12-401(18) allows certain types of companies and also “other corporations” to be sued where the cause of action arose. Plaintiff argued that an L.L.C. is an “other corporation.” The court disagrees.

The Arizona Constitution defines “corporation” as “all associations and joint-stock companies . . . having any powers or privileges of corporations not possessed by individuals or co-partnerships.” The court says, in one conclusory sentence, that that doesn’t include an L.L.C.

Having completed its constitutional analysis the court turns, “more importantly,” to statutory analysis. Why it considers the statutes more important that the Constitution isn’t clear. In any event, the legislature put the L.L.C. laws in Title 29 (partnerships) rather than in Title 10. So they’re not corporations. In Arizona (the court points out, evidently believing that this bolsters the argument) they’re not partnerships, either but, rather, a “distinct business entity.” Although the powers of corporations and L.L.C.s are “overlapping,” an L.L.C. can waive corporate powers and has features that corporations don’t.

Yeah, maybe so. But doesn’t that leave you still wondering about associations and companies having powers or privileges of corporations not possessed by individuals or partnerships?

At the end of the opinion the court says that seeing L.L.C.s as corporations would “substantially increase the reach of” 12-401(18), which it won’t do “absent legislative action.” The court does not always display such exquisite restraint.

Plaintiff also made some arguments about the lawyers’ personal liability and piercing corporate veils. The court basically says that venue depends on the statute, not that stuff.

Reversed and remanded.

(Opinion: Butler Law et al. v. Hon. Higgins/Winslow Memorial)

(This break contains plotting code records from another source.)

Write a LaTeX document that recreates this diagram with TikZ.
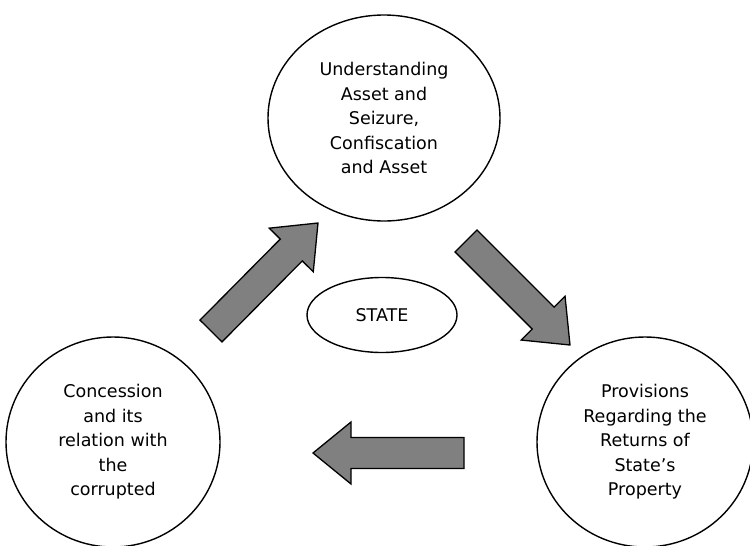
\documentclass[tikz,border=0pt]{standalone}
\usepackage{fontspec}
\setmainfont{DejaVu Sans}
\usetikzlibrary{calc,shapes.geometric}

\tikzset{
  topic/.style={ellipse, draw, line width=1.4pt, align=center, inner sep=0pt,
    font=\fontsize{17.5}{24.5}\selectfont},
  blockarrow/.style={draw, line width=1.3pt, fill=black!50, line join=miter},
}
% block arrow from tail #1 to tip #2
\newcommand{\bigarrow}[2]{%
  \coordinate (hb) at ($(#2)!38pt!(#1)$);
  \draw[blockarrow] ($(#1)!15.5pt!90:(#2)$) -- ($(hb)!15.5pt!90:(#2)$) -- ($(hb)!31pt!90:(#2)$)
    -- (#2) -- ($(hb)!31pt!-90:(#2)$) -- ($(hb)!15.5pt!-90:(#2)$) -- ($(#1)!15.5pt!-90:(#2)$) -- cycle;}

\begin{document}
\begin{tikzpicture}[x=1pt,y=-1pt]
    \clip (0,0) rectangle (750,546);
    \fill[white] (0,0) rectangle (750,546);
    \coordinate (upT)    at (211,331);
    \coordinate (upP)    at (318,223);
    \coordinate (downT)  at (466,241);
    \coordinate (downP)  at (570,345);
    \coordinate (leftT)  at (464,453);
    \coordinate (leftP)  at (313,453);
    \node[topic, minimum width=232pt, minimum height=206pt] (seize) at (384,118)
      {Understanding\\Asset and\\Seizure,\\Confiscation\\and Asset};
    \node[topic, minimum width=214pt, minimum height=210pt] (concession) at (113,442)
      {Concession\\and its\\relation with\\the\\corrupted};
    \node[topic, minimum width=216pt, minimum height=210pt] (returns) at (645,442)
      {Provisions\\Regarding the\\Returns of\\State’s\\Property};
    \node[topic, minimum width=150pt, minimum height=75pt, font=\fontsize{17.5}{20}\selectfont] (state) at (382,315) {STATE};
    \bigarrow{upT}{upP}
    \bigarrow{downT}{downP}
    \bigarrow{leftT}{leftP}
\end{tikzpicture}
\end{document}
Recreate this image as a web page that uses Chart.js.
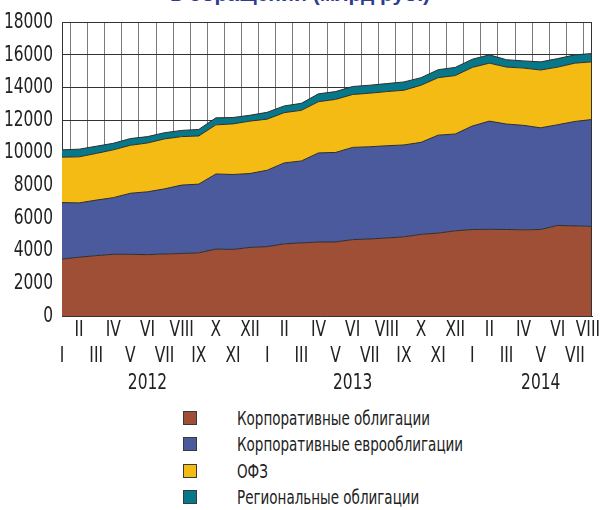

Knightbrook Insurance v. Payless (2/8/18)

A certified question concerning the law of equitable subrogation.

A man rented a car from Payless. Payless offered him supplemental liability insurance from Knightbrook; he did not pay for it but Payless didn’t get his signature declining it. After he caused an accident he apparently took the position that he expected the insurance. Knighbrook denied the resulting claim against the policy. The driver settled with the claimants under a Damron and assigned them his claims against Knightbrook. Knightbrook settled their claim and sued Payless in federal court for equitable subrogation, alleging that its failure to get a written denial of coverage had exposed it.

The District Court ruled that Knightbrook was entitled to subrogation under §78 of the Restatement (First) of Restitution. Under that section it did not have to prove that it was actually liable under the policy but merely that it had a “justifiable belief” that it was. On appeal, the Ninth Circuit certified the question: Does §78 apply in Arizona?

The Supreme Court says “no.” “Arizona’s equitable indemnity law . . . [allows] recovery only when an indemnity plaintiff . . . discharges an actual obligation that a culpable indemnity defendant owed to a third party.” There is “no ‘duty of indemnity unless the payment discharges . . . an existing duty.” But §78 requires only a belief, not “an actual legal obligation or a discharge of the indemnity defendant’s liability.” So the rule could result in indemnity where there was in fact no original obligation: “We are troubled that §78 could preclude an indemnitor from raising viable defenses to the underlying claim” (Payless had apparently argued that, despite Knightbrook’s “justifiable belief,” it could disprove the existance of coverage.) “We . . . decline to adopt First Restatement §78 because it is contrary to Arizona’s equitable indemnity principles and does not, in our view, reflect a sound rule.”

Knightbrook argued that Arizona law follows the Restatement. The court points out that the Third Restatement, which superseded the First in 2011, deleted §78-type liability. “We are not bound to the latest edition if we chose to follow the Restatement” but the change is relevant to this analysis.

Only one Arizona case had ever cited §78 (Hatch, App. 2016), citing as authority the District Court’s decision in this case.